Ironically, when the critics produce their own reports denigrating drones, they often do not disclose the identity of their interviewees, claiming to do so raises concerns about the safety of those they say cooperated with them. Thus, it is impossible to independently verify the allegations. Despite recognizing their own security concerns, they don’t want to recognize that the government may have them as well.
I do think that there are some open-minded people who might find the President’s efforts persuasive. Polls show that support for drone strikes rises dramatically among those who have higher educational levels. I believe that this means that those who educate themselves about drones understand – and accept – the inevitable tradeoffs between security and transparency. I’d wager that they understand that if you have to use force, drones are among the most discriminate means of doing so. (And if you think drone strikes cause “blowback” read this.)

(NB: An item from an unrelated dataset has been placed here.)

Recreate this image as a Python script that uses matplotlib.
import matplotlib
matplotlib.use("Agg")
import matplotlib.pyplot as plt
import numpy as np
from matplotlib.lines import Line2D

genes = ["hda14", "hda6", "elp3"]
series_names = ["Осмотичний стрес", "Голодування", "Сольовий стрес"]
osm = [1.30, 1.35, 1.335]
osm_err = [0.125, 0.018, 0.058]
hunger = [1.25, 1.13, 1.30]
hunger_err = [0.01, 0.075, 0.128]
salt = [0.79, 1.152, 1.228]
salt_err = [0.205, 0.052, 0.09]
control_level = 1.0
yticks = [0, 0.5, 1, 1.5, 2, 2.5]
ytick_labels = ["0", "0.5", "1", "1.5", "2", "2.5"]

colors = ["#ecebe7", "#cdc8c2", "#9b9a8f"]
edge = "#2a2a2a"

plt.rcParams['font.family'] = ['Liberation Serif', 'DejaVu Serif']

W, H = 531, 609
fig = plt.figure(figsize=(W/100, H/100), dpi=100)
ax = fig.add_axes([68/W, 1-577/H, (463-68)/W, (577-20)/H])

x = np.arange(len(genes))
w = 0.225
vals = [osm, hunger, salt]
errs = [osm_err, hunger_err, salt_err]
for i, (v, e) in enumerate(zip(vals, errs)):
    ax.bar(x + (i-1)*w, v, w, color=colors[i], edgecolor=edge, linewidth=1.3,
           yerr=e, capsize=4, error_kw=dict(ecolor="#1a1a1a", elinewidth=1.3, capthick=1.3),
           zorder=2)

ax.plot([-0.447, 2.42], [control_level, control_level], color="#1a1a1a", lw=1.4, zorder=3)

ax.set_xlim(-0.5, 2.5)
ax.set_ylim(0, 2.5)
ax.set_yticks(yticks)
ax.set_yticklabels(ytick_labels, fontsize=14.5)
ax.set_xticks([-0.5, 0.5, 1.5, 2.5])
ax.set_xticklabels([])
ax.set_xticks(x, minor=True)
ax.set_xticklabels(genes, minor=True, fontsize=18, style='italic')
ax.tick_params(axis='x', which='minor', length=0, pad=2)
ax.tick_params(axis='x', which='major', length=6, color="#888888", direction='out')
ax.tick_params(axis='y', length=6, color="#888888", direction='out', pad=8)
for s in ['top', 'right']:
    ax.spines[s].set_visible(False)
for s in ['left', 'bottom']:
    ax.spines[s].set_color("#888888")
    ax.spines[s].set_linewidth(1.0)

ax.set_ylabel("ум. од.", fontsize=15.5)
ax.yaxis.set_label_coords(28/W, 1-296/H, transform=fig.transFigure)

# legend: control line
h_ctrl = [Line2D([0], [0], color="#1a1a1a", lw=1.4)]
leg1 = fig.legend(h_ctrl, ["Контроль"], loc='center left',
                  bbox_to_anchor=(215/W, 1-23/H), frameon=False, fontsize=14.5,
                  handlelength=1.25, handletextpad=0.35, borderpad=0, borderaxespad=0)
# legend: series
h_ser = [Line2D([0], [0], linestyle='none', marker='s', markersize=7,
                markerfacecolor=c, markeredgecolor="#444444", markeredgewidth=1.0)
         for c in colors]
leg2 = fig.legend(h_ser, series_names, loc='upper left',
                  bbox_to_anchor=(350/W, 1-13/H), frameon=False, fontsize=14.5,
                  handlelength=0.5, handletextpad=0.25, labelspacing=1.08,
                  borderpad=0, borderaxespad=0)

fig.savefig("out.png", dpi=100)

The fact is that most Americans were already satisfied with the drone program. Last year a poll showed that 58% approved of their use (only 35% disapproved). My bet is that in light of the horrific terrorism events since then, support today would be even higher. The rest of the world? I think it is unlikely that many minds will be changed as my sense is that the opposition may have more to do with U.S. security policies generally than with the particular means used.
Interestingly, a 2014 poll by the Pew Research Center found that while most people around the world opposed the U.S.’s use of drones (and its surveillance program), in “most countries there is little evidence this opposition has severely harmed America’s overall image.” In fact, Pew reported that 65% still had a “favorable” view of the U.S.
Regardless, there is no changing some minds or, for that matter, organizational positions. I believe that for some non-governmental organizations critical of drones there is no ‘business case’ for changing their positions, regardless of what the facts may now show. They – and the patrons they depend upon – are simply too deeply ideologically committed to opposing them to change their public posture. (And, again, that opposition may actually be more about U.S. foreign policy generally than about this particular weapons’ platform.)
Unlike non-governmental organizations, governments have a responsibility to protect their citizens. As the Supreme Court said in Haig v. Agee, it is “obvious and unarguable” that “no governmental interest is more compelling than the security of the Nation.” While the Administration’s efforts may be imperfect, they do represent a sincere and, in many ways, an unprecedented effort to balance the needs of security with the transparency a democratic government ought to display in a free society.